• **Data extract**
==*==

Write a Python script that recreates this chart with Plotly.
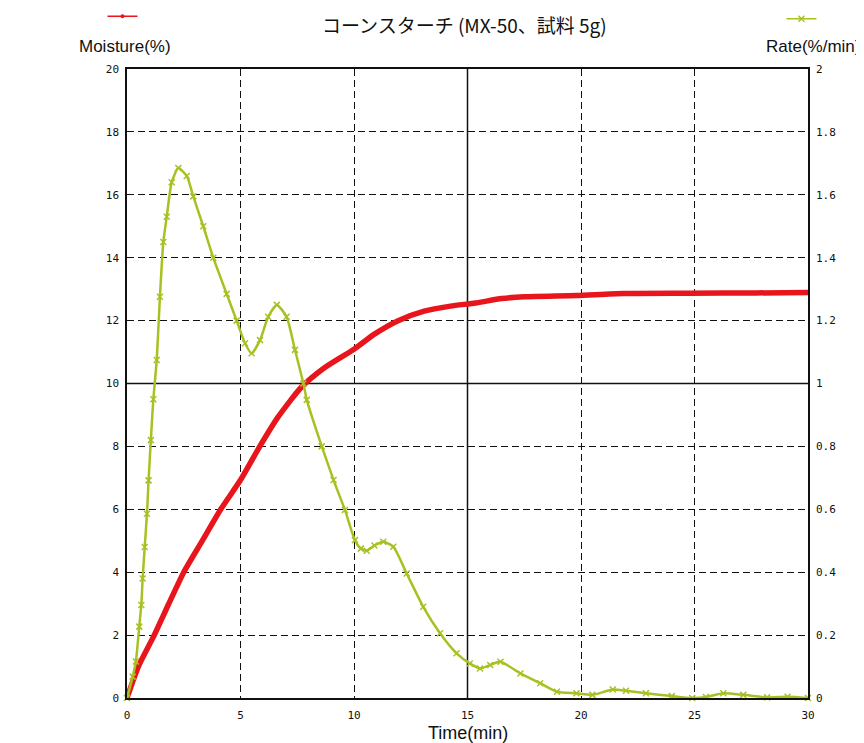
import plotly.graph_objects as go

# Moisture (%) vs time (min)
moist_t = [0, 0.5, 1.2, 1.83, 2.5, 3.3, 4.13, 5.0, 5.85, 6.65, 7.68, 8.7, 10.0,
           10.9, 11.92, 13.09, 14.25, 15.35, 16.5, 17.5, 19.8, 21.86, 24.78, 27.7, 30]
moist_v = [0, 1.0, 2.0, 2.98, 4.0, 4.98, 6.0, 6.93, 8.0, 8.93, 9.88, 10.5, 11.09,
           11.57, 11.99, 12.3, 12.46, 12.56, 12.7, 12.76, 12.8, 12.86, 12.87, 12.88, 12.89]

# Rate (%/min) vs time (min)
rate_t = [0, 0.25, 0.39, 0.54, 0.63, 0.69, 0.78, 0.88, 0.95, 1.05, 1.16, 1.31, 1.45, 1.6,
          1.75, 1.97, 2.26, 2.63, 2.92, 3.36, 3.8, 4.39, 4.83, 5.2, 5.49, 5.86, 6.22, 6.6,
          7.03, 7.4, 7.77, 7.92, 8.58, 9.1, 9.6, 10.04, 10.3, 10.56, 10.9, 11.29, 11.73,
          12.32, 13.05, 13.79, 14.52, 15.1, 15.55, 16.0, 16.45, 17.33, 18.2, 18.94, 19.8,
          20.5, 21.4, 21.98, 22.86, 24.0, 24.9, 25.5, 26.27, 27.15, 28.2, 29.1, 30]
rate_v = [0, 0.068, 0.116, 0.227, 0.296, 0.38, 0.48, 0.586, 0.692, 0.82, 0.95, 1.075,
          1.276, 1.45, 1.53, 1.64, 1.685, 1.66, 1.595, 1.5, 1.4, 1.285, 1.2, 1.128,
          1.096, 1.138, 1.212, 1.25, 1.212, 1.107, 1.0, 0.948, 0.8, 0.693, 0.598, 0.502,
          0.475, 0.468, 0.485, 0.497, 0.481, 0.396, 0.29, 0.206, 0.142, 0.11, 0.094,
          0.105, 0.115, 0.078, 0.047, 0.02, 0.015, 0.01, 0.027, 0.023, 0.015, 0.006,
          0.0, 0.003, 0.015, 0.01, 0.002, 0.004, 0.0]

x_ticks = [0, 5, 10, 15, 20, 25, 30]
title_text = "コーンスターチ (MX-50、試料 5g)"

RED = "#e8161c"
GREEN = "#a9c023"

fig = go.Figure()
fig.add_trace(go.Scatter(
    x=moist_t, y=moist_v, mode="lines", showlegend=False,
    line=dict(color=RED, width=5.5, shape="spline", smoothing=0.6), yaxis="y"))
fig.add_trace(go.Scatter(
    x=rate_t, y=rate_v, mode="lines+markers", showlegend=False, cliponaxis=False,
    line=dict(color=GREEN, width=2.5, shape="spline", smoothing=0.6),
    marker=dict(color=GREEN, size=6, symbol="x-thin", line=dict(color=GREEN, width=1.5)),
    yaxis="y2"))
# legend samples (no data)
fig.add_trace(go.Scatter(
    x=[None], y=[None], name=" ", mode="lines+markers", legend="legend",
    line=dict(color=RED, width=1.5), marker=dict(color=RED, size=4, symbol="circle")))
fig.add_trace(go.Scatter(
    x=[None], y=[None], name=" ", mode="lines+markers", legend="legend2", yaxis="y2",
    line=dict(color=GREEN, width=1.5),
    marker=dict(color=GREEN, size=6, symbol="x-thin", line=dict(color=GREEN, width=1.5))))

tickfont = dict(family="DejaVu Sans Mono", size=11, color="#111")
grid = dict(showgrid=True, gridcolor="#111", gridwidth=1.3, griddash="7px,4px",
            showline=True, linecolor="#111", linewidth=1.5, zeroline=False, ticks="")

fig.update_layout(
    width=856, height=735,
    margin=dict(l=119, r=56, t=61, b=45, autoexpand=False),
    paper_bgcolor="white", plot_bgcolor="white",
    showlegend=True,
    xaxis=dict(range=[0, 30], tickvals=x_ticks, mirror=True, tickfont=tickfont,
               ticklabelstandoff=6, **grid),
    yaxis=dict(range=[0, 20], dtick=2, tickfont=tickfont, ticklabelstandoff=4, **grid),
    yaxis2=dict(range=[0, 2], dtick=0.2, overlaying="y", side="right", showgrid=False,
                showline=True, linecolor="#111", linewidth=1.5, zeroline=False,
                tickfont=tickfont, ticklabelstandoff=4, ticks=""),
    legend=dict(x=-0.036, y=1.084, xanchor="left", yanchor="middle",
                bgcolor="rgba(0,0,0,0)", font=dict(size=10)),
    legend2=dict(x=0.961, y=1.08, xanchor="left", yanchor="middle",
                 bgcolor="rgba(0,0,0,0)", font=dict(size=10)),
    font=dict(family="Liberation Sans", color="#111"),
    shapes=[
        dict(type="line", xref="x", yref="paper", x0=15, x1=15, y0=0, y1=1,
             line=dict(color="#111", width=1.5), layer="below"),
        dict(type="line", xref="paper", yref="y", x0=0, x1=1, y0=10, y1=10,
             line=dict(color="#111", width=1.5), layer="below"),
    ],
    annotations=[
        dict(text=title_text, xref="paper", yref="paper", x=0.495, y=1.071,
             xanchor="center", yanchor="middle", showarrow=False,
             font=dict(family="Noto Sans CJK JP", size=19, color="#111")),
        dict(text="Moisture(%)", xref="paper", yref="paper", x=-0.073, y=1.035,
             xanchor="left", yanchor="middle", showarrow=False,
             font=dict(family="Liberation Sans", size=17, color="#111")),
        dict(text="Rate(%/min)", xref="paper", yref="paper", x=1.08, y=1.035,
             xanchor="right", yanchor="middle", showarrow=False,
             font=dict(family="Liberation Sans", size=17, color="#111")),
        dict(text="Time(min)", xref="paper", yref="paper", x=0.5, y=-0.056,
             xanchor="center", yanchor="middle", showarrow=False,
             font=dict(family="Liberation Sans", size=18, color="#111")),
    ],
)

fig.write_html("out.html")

==*==

Starting with the first line of the data above and ending with the line containing "12.87, 12.88, 12.89]", please restate every line exactly, leaving images out.

Write a Python script that recreates this chart with Plotly.
import plotly.graph_objects as go

# Moisture (%) vs time (min)
moist_t = [0, 0.5, 1.2, 1.83, 2.5, 3.3, 4.13, 5.0, 5.85, 6.65, 7.68, 8.7, 10.0,
           10.9, 11.92, 13.09, 14.25, 15.35, 16.5, 17.5, 19.8, 21.86, 24.78, 27.7, 30]
moist_v = [0, 1.0, 2.0, 2.98, 4.0, 4.98, 6.0, 6.93, 8.0, 8.93, 9.88, 10.5, 11.09,
           11.57, 11.99, 12.3, 12.46, 12.56, 12.7, 12.76, 12.8, 12.86, 12.87, 12.88, 12.89]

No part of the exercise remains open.